== Working data ==

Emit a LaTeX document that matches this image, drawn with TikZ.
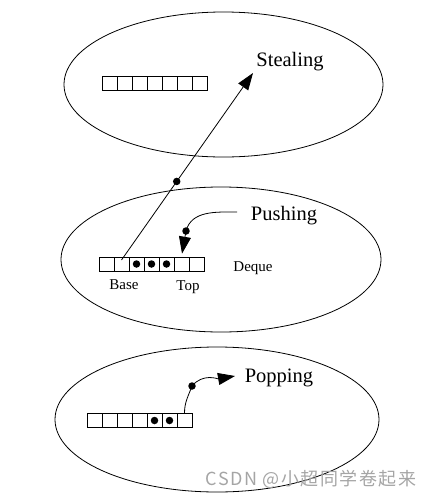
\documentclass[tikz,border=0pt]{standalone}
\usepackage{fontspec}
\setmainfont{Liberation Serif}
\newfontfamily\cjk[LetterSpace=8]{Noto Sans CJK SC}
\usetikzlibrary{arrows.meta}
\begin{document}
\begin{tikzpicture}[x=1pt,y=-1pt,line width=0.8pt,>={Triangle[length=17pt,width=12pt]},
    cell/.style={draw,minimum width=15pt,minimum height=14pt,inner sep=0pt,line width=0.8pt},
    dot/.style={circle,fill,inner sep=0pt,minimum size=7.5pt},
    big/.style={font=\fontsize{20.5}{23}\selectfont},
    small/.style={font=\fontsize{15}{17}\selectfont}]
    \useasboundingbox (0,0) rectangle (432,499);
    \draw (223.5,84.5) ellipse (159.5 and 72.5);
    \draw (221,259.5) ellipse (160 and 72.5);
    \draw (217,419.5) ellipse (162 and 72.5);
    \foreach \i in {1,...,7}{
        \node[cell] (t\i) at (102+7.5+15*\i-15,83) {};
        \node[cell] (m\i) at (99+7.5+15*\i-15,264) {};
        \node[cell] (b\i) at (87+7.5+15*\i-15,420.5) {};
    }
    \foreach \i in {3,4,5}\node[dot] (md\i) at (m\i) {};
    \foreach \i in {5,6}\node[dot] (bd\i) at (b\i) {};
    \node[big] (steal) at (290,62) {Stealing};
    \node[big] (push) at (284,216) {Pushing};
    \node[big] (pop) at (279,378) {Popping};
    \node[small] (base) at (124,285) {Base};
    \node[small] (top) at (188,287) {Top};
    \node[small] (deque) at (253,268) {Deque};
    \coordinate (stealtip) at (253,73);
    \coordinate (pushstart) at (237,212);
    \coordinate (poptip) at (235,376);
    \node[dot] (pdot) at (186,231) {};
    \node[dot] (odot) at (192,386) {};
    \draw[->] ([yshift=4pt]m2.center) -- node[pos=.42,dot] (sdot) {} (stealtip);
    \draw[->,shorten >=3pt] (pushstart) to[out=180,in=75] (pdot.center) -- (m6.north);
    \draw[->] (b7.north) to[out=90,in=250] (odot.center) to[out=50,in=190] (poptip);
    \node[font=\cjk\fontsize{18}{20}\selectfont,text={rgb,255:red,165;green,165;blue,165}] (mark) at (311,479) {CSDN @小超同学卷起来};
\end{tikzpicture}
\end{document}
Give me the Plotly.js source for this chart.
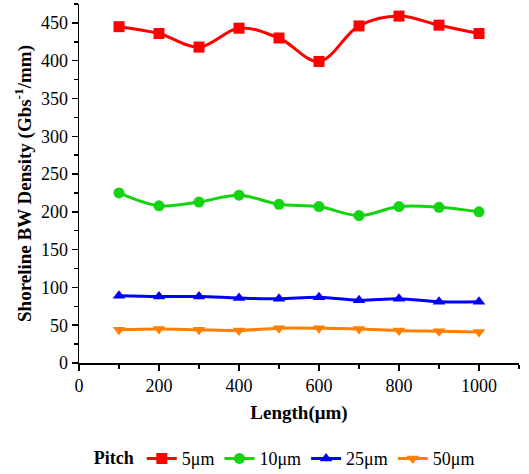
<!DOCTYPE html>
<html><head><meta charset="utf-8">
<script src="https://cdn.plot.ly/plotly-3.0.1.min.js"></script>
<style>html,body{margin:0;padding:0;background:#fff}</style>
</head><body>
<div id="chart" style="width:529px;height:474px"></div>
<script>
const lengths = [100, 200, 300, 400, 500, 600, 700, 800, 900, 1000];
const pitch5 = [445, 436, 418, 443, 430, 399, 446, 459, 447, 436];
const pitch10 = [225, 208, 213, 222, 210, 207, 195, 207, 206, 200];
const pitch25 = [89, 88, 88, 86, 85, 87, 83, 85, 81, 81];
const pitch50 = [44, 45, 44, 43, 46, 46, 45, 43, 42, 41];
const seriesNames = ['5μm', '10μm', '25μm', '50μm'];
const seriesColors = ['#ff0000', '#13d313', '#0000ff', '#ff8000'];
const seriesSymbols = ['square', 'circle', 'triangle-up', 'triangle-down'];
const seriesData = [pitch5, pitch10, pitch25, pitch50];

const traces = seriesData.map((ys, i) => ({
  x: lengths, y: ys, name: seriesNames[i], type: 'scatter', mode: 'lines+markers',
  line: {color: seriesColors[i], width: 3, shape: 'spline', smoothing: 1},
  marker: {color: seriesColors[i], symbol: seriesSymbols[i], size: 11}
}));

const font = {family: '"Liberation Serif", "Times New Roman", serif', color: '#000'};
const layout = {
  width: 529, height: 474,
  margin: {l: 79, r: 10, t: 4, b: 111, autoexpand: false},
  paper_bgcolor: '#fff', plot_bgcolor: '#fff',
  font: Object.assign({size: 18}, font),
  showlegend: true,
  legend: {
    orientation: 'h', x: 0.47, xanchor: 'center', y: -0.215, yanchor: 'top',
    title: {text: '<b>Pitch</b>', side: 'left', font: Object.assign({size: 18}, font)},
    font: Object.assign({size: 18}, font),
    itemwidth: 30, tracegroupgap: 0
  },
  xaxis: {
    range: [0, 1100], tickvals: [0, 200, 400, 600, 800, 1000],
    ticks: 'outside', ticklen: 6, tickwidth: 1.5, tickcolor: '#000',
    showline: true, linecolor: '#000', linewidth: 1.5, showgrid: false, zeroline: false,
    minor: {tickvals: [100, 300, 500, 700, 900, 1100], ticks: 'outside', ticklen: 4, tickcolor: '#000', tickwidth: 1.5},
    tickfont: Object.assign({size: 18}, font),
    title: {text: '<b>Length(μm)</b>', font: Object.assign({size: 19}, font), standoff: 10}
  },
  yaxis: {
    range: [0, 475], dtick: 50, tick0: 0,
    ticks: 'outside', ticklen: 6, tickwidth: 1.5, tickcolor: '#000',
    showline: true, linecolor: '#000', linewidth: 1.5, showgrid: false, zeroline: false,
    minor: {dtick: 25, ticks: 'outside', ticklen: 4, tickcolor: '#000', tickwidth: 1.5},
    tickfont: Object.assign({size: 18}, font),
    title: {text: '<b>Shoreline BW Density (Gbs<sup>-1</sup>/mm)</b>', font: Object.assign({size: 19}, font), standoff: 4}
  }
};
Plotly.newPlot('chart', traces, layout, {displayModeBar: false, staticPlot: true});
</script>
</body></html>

===

> Your goal
From the data, list each line in which the string "chart" appears.

> Solution below
Give me the Plotly.js source for this chart.
<div id="chart" style="width:529px;height:474px"></div>
Plotly.newPlot('chart', traces, layout, {displayModeBar: false, staticPlot: true});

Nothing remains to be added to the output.